Skip to content

Parallel Execution

To improve performance during Hybrid Routing, expert queries can be executed in parallel. This significantly reduces latency when consulting multiple experts, as you don't have to wait for one to finish before starting the next.

Usage

Initialize the Flow with parallel_execution=True.

flow = Flow(router=router, llm=llm, parallel_execution=True)

Mechanism

This feature uses Python's concurrent.futures.ThreadPoolExecutor to run expert queries concurrently.

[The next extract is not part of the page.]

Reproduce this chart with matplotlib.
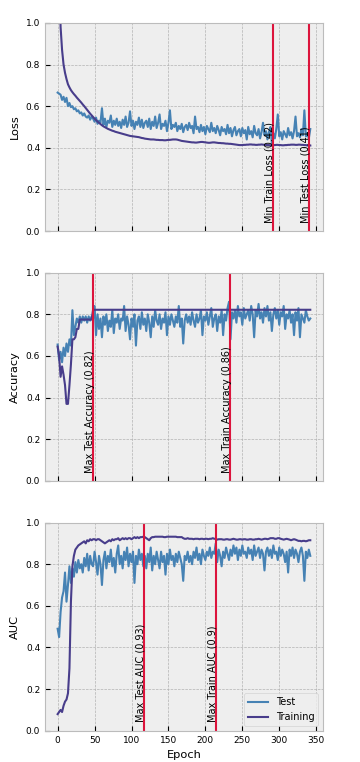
#!/usr/bin/env python3
"""Plot loss, accuracy and AUC of train / test over the epochs."""

import numpy as np
import matplotlib
matplotlib.use("Agg")
import matplotlib.pyplot as plt

# values, one value every 2 epochs (0, 2, ..., 342)
epochs = np.arange(0, 343, 2)

train_loss = [
    2.0, 1.25, 0.98, 0.87, 0.80, 0.76, 0.73, 0.705, 0.69, 0.677,
    0.667, 0.658, 0.65, 0.641, 0.633, 0.625, 0.617, 0.608, 0.600, 0.591,
    0.582, 0.573, 0.564, 0.556, 0.548, 0.54, 0.533, 0.526, 0.52, 0.514,
    0.508, 0.503, 0.499, 0.495, 0.491, 0.488, 0.485, 0.482, 0.48, 0.477,
    0.475, 0.473, 0.471, 0.469, 0.467, 0.465, 0.463, 0.461, 0.459, 0.457,
    0.456, 0.455, 0.454, 0.453, 0.452, 0.451, 0.449, 0.447, 0.446, 0.444,
    0.443, 0.442, 0.441, 0.440, 0.440, 0.440, 0.439, 0.438, 0.438, 0.437,
    0.437, 0.437, 0.436, 0.436, 0.437, 0.438, 0.438, 0.439, 0.440, 0.440,
    0.440, 0.439, 0.437, 0.435, 0.433, 0.432, 0.431, 0.430, 0.429, 0.428,
    0.427, 0.426, 0.426, 0.425, 0.425, 0.426, 0.427, 0.428, 0.428, 0.427,
    0.426, 0.425, 0.424, 0.424, 0.425, 0.426, 0.426, 0.425, 0.424, 0.423,
    0.423, 0.422, 0.422, 0.421, 0.420, 0.420, 0.419, 0.419, 0.418, 0.417,
    0.416, 0.415, 0.414, 0.413, 0.413, 0.413, 0.414, 0.414, 0.415, 0.415,
    0.416, 0.416, 0.415, 0.415, 0.414, 0.414, 0.415, 0.415, 0.416, 0.415,
    0.414, 0.414, 0.413, 0.413, 0.412, 0.412, 0.413, 0.413, 0.414, 0.414,
    0.413, 0.413, 0.412, 0.412, 0.413, 0.413, 0.414, 0.414, 0.415, 0.415,
    0.415, 0.414, 0.414, 0.415, 0.415, 0.414, 0.414, 0.413, 0.413, 0.411,
    0.410, 0.411,
]
test_loss = [
    0.665, 0.66, 0.655, 0.63, 0.645, 0.62, 0.64, 0.60, 0.615, 0.595,
    0.60, 0.585, 0.59, 0.575, 0.58, 0.565, 0.57, 0.555, 0.565, 0.55,
    0.545, 0.555, 0.535, 0.55, 0.54, 0.525, 0.545, 0.515, 0.53, 0.52,
    0.59, 0.51, 0.54, 0.50, 0.53, 0.52, 0.555, 0.50, 0.53, 0.51,
    0.54, 0.505, 0.525, 0.495, 0.535, 0.51, 0.55, 0.50, 0.52, 0.575,
    0.505, 0.53, 0.49, 0.525, 0.51, 0.545, 0.50, 0.535, 0.495, 0.52,
    0.53, 0.50, 0.54, 0.49, 0.525, 0.505, 0.55, 0.495, 0.52, 0.56,
    0.49, 0.515, 0.505, 0.53, 0.48, 0.52, 0.58, 0.49, 0.51, 0.50,
    0.52, 0.48, 0.505, 0.49, 0.515, 0.475, 0.50, 0.51, 0.485, 0.52,
    0.495, 0.505, 0.47, 0.55, 0.49, 0.50, 0.475, 0.51, 0.48, 0.50,
    0.465, 0.505, 0.49, 0.475, 0.52, 0.48, 0.495, 0.47, 0.505, 0.485,
    0.46, 0.50, 0.48, 0.49, 0.465, 0.51, 0.47, 0.495, 0.455, 0.485,
    0.50, 0.46, 0.48, 0.49, 0.455, 0.495, 0.47, 0.485, 0.44, 0.50,
    0.465, 0.48, 0.45, 0.505, 0.47, 0.46, 0.49, 0.445, 0.475, 0.52,
    0.46, 0.48, 0.44, 0.475, 0.50, 0.42, 0.47, 0.445, 0.49, 0.56,
    0.455, 0.475, 0.44, 0.48, 0.465, 0.45, 0.495, 0.46, 0.475, 0.445,
    0.48, 0.55, 0.455, 0.47, 0.45, 0.49, 0.46, 0.58, 0.455, 0.47,
    0.445, 0.49,
]

train_acc = [
    0.645, 0.60, 0.50, 0.55, 0.51, 0.46, 0.37, 0.37, 0.46, 0.56,
    0.68, 0.68, 0.69, 0.73, 0.73, 0.775, 0.775, 0.775, 0.775, 0.775,
    0.775, 0.775, 0.775, 0.775, 0.822, 0.822, 0.822, 0.822, 0.822, 0.822,
    0.822, 0.822, 0.822, 0.822, 0.822, 0.822, 0.822, 0.822, 0.822, 0.822,
    0.822, 0.822, 0.822, 0.822, 0.822, 0.822, 0.822, 0.822, 0.822, 0.822,
    0.822, 0.822, 0.822, 0.822, 0.822, 0.822, 0.822, 0.822, 0.822, 0.822,
    0.822, 0.822, 0.822, 0.822, 0.822, 0.822, 0.822, 0.822, 0.822, 0.822,
    0.822, 0.822, 0.822, 0.822, 0.822, 0.822, 0.822, 0.822, 0.822, 0.822,
    0.822, 0.822, 0.822, 0.822, 0.822, 0.822, 0.822, 0.822, 0.822, 0.822,
    0.822, 0.822, 0.822, 0.822, 0.822, 0.822, 0.822, 0.822, 0.822, 0.822,
    0.822, 0.822, 0.822, 0.822, 0.822, 0.822, 0.822, 0.822, 0.822, 0.822,
    0.822, 0.822, 0.822, 0.822, 0.822, 0.822, 0.822, 0.822, 0.822, 0.822,
    0.822, 0.822, 0.822, 0.822, 0.822, 0.822, 0.822, 0.822, 0.822, 0.822,
    0.822, 0.822, 0.822, 0.822, 0.822, 0.822, 0.822, 0.822, 0.822, 0.822,
    0.822, 0.822, 0.822, 0.822, 0.822, 0.822, 0.822, 0.822, 0.822, 0.822,
    0.822, 0.822, 0.822, 0.822, 0.822, 0.822, 0.822, 0.822, 0.822, 0.822,
    0.822, 0.822, 0.822, 0.822, 0.822, 0.822, 0.822, 0.822, 0.822, 0.822,
    0.822, 0.822,
]
test_acc = [
    0.655, 0.58, 0.62, 0.57, 0.64, 0.60, 0.66, 0.62, 0.68, 0.65,
    0.82, 0.70, 0.74, 0.78, 0.76, 0.79, 0.76, 0.79, 0.77, 0.79,
    0.76, 0.79, 0.77, 0.79, 0.78, 0.84, 0.70, 0.80, 0.73, 0.78,
    0.69, 0.79, 0.75, 0.80, 0.72, 0.77, 0.74, 0.82, 0.71, 0.78,
    0.76, 0.80, 0.73, 0.78, 0.77, 0.84, 0.72, 0.79, 0.75, 0.68,
    0.78, 0.74, 0.80, 0.65, 0.77, 0.79, 0.73, 0.81, 0.75, 0.78,
    0.72, 0.80, 0.76, 0.69, 0.79, 0.74, 0.82, 0.77, 0.75, 0.80,
    0.73, 0.78, 0.76, 0.81, 0.70, 0.79, 0.75, 0.80, 0.77, 0.74,
    0.79, 0.76, 0.84, 0.74, 0.78, 0.66, 0.77, 0.80, 0.76, 0.79,
    0.75, 0.81, 0.77, 0.74, 0.80, 0.76, 0.78, 0.82, 0.70, 0.79,
    0.77, 0.81, 0.75, 0.79, 0.83, 0.74, 0.78, 0.80, 0.72, 0.79,
    0.76, 0.82, 0.70, 0.80, 0.77, 0.83, 0.86, 0.68, 0.81, 0.78,
    0.82, 0.76, 0.84, 0.79, 0.81, 0.75, 0.83, 0.78, 0.80, 0.82,
    0.77, 0.84, 0.80, 0.69, 0.82, 0.79, 0.85, 0.78, 0.81, 0.76,
    0.83, 0.79, 0.84, 0.77, 0.81, 0.72, 0.80, 0.83, 0.78, 0.82,
    0.75, 0.81, 0.79, 0.84, 0.73, 0.80, 0.78, 0.82, 0.76, 0.80,
    0.70, 0.81, 0.77, 0.83, 0.69, 0.80, 0.78, 0.76, 0.82, 0.79,
    0.77, 0.78,
]

train_auc = [
    0.08, 0.09, 0.10, 0.09, 0.12, 0.14, 0.15, 0.18, 0.30, 0.62,
    0.79, 0.84, 0.87, 0.88, 0.89, 0.895, 0.90, 0.905, 0.91, 0.90,
    0.915, 0.91, 0.92, 0.915, 0.92, 0.92, 0.915, 0.92, 0.92, 0.915,
    0.91, 0.905, 0.90, 0.905, 0.91, 0.915, 0.91, 0.92, 0.915, 0.92,
    0.92, 0.925, 0.915, 0.92, 0.925, 0.92, 0.925, 0.92, 0.925, 0.925,
    0.92, 0.925, 0.93, 0.925, 0.93, 0.925, 0.93, 0.93, 0.932, 0.93,
    0.925, 0.92, 0.915, 0.925, 0.93, 0.93, 0.932, 0.932, 0.932, 0.932,
    0.932, 0.932, 0.93, 0.93, 0.932, 0.932, 0.932, 0.932, 0.932, 0.932,
    0.932, 0.93, 0.93, 0.93, 0.93, 0.925, 0.922, 0.922, 0.925, 0.922,
    0.922, 0.922, 0.92, 0.922, 0.922, 0.922, 0.92, 0.922, 0.922, 0.92,
    0.922, 0.922, 0.92, 0.922, 0.922, 0.925, 0.922, 0.922, 0.918, 0.92,
    0.92, 0.92, 0.918, 0.918, 0.92, 0.92, 0.918, 0.918, 0.92, 0.922,
    0.92, 0.918, 0.918, 0.92, 0.92, 0.918, 0.92, 0.92, 0.918, 0.918,
    0.92, 0.92, 0.918, 0.918, 0.92, 0.92, 0.922, 0.92, 0.918, 0.92,
    0.922, 0.922, 0.92, 0.922, 0.925, 0.925, 0.925, 0.922, 0.922, 0.925,
    0.925, 0.922, 0.92, 0.918, 0.92, 0.922, 0.92, 0.918, 0.915, 0.918,
    0.92, 0.918, 0.915, 0.912, 0.912, 0.91, 0.912, 0.912, 0.91, 0.912,
    0.915, 0.915,
]
test_auc = [
    0.49, 0.45, 0.57, 0.64, 0.67, 0.76, 0.62, 0.70, 0.79, 0.71,
    0.78, 0.74, 0.81, 0.76, 0.82, 0.78, 0.80, 0.76, 0.83, 0.79,
    0.85, 0.77, 0.84, 0.80, 0.79, 0.86, 0.81, 0.75, 0.84, 0.80,
    0.70, 0.82, 0.86, 0.78, 0.84, 0.81, 0.87, 0.79, 0.83, 0.76,
    0.85, 0.89, 0.80, 0.84, 0.78, 0.86, 0.82, 0.88, 0.79, 0.85,
    0.81, 0.86, 0.71, 0.84, 0.80, 0.87, 0.82, 0.85, 0.79, 0.84,
    0.78, 0.85, 0.81, 0.88, 0.77, 0.84, 0.80, 0.86, 0.82, 0.78,
    0.86, 0.81, 0.84, 0.75, 0.85, 0.80, 0.87, 0.82, 0.84, 0.79,
    0.85, 0.81, 0.86, 0.83, 0.80, 0.72, 0.84, 0.82, 0.86, 0.81,
    0.84, 0.80, 0.86, 0.83, 0.88, 0.82, 0.85, 0.80, 0.87, 0.84,
    0.82, 0.86, 0.84, 0.88, 0.83, 0.86, 0.85, 0.90, 0.81, 0.87,
    0.84, 0.79, 0.86, 0.83, 0.88, 0.85, 0.82, 0.87, 0.84, 0.89,
    0.85, 0.88, 0.82, 0.87, 0.84, 0.89, 0.85, 0.86, 0.83, 0.88,
    0.85, 0.87, 0.82, 0.89, 0.84, 0.86, 0.88, 0.83, 0.87, 0.85,
    0.77, 0.86, 0.88, 0.84, 0.87, 0.83, 0.89, 0.85, 0.86, 0.82,
    0.88, 0.84, 0.87, 0.85, 0.81, 0.86, 0.76, 0.87, 0.84, 0.88,
    0.83, 0.87, 0.85, 0.81, 0.86, 0.88, 0.84, 0.72, 0.86, 0.83,
    0.87, 0.84,
]

# marker lines (epoch, label) per panel
loss_marks = [(291, "Min Train Loss (0.42)"), (340, "Min Test Loss (0.41)")]
acc_marks = [(48, "Max Test Accuracy (0.82)"), (233, "Max Train Accuracy (0.86)")]
auc_marks = [(117, "Max Test AUC (0.93)"), (214, "Max Train AUC (0.9)")]

plt.style.use("bmh")
plt.rcParams["xtick.labelsize"] = 6.5
plt.rcParams["ytick.labelsize"] = 6.5
plt.rcParams["axes.labelsize"] = 8.2

test_color = "#4682B4"
train_color = "#483D8B"

fig, axes = plt.subplots(3, 1, sharex=True, figsize=(3.6, 7.62), dpi=100)
plt.subplots_adjust(left=0.125, right=0.897, top=0.970, bottom=0.041, hspace=0.2)

panels = [
    (axes[0], test_loss, train_loss, "Loss", loss_marks),
    (axes[1], test_acc, train_acc, "Accuracy", acc_marks),
    (axes[2], test_auc, train_auc, "AUC", auc_marks),
]

for ax, test, train, name, marks in panels:
    ax.plot(epochs, test, color=test_color, linewidth=1.5, label="Test")
    ax.plot(epochs, train, color=train_color, linewidth=1.5, label="Training")
    for x, label in marks:
        ax.axvline(x, color="crimson", linewidth=1.5)
        ax.text(x + 2.5, 0.04, label, rotation=90, fontsize=7,
                ha="right", va="bottom")
    ax.set_ylim(0, 1)
    ax.set_ylabel(name)

axes[-1].set_xlabel("Epoch")
axes[-1].legend(loc="lower right", fontsize=7)

fig.savefig("out.png", dpi=100)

  • Sequential (Default): Expert A runs -> Expert A finishes -> Expert B runs -> Expert B finishes -> Synthesis.
  • Parallel: Expert A and Expert B run at the same time -> Both finish -> Synthesis.

Performance Impact

The effectiveness of parallel execution depends heavily on your LLM provider:

☁️ Cloud APIs (Gemini, OpenAI, Anthropic)

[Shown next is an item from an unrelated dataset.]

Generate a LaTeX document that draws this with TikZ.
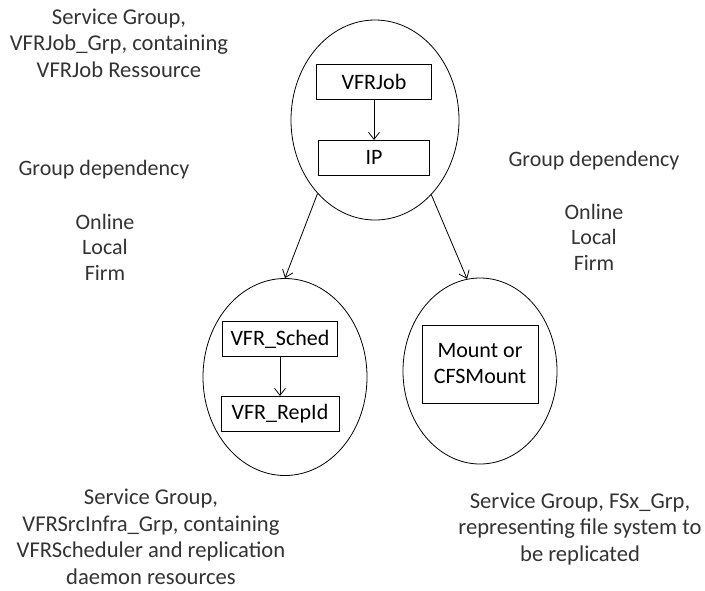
\documentclass[tikz,border=0pt]{standalone}
\usepackage{fontspec}
\setmainfont{Carlito}
\usepackage{tikz}
\usetikzlibrary{arrows.meta,positioning,shapes.geometric}
\tikzset{
    sgellipse/.style={ellipse, draw, line width=0.8pt, inner sep=0pt},
    resbox/.style={draw, line width=0.9pt, align=center, font=\fontsize{22}{26}\selectfont, minimum width=115pt, minimum height=35pt, inner sep=2pt},
    deparrow/.style={-{Straight Barb[length=7pt,width=11pt]}, line width=0.8pt},
    sglabel/.style={align=center, inner sep=0pt, text=black!80, font=\fontsize{22.6}{26.5}\selectfont},
    deplabel/.style={align=center, text=black!80, font=\fontsize{22}{25.5}\selectfont}
}
\begin{document}
\begin{tikzpicture}[x=1pt, y=-1pt, node distance=40pt]
    \useasboundingbox (0,0) rectangle (705,590);

    % service groups
    \node[sgellipse, minimum width=168pt, minimum height=200pt] (jobgrp) at (375,120) {};
    \node[sgellipse, minimum width=164pt, minimum height=197pt] (infragrp) at (285,377) {};
    \node[sgellipse, minimum width=154pt, minimum height=186pt] (fsgrp) at (480,371) {};

    % resources
    \node[resbox] (vfrjob) at (374,82) {VFRJob};
    \node[resbox, below=40pt of vfrjob.south, anchor=north, minimum width=111pt] (ip) {IP};
    \node[resbox] (sched) at (280,339) {VFR\_Sched};
    \node[resbox, below=39pt of sched.south, anchor=north, minimum width=118pt] (repld) {VFR\_RepId};
    \node[resbox, minimum width=116pt, minimum height=78pt] (mount) at (480,364) {Mount or\\CFSMount};

    \draw[deparrow] (vfrjob) -- (ip);
    \draw[deparrow] (sched) -- (repld);
    \draw[deparrow] (jobgrp.232) -- (infragrp.north);
    \draw[deparrow] (jobgrp.307) -- (fsgrp.98);

    % labels
    \node[sglabel] (jobtxt) at (119,43) {Service Group,\\VFRJob\_Grp, containing\\VFRJob Ressource};
    \node[deplabel] (depleft) at (104,170) {Group dependency};
    \node[deplabel] (typeleft) at (105,247) {Online\\Local\\Firm};
    \node[deplabel] (depright) at (594,161) {Group dependency};
    \node[deplabel] (typeright) at (594,237) {Online\\Local\\Firm};
    \node[sglabel] (infratxt) at (151,537) {Service Group,\\VFRSrcInfra\_Grp, containing\\VFRScheduler and replication\\daemon resources};
    \node[sglabel] (fstxt) at (580,529) {Service Group, FSx\_Grp,\\representing file system to\\be replicated};
\end{tikzpicture}
\end{document}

High Impact. Since these services handle concurrency on their end, sending multiple requests at once results in a near-linear speedup. * Example: 2 experts taking 3s each. * Sequential: ~6s * Parallel: ~3.5s

💻 Local LLMs (Ollama, LocalAI)

Variable Impact. * Single GPU/Model: If you are running a single instance of Ollama, it often queues requests sequentially or splits compute resources, meaning parallel requests may not complete faster than sequential ones. * Configuration: You can try increasing OLLAMA_NUM_PARALLEL in your Ollama server settings, but inference is still bound by your hardware's total compute capacity.

Recommendation

Use parallel_execution=True primarily when using Cloud APIs or if you have a robust local setup capable of true concurrent inference.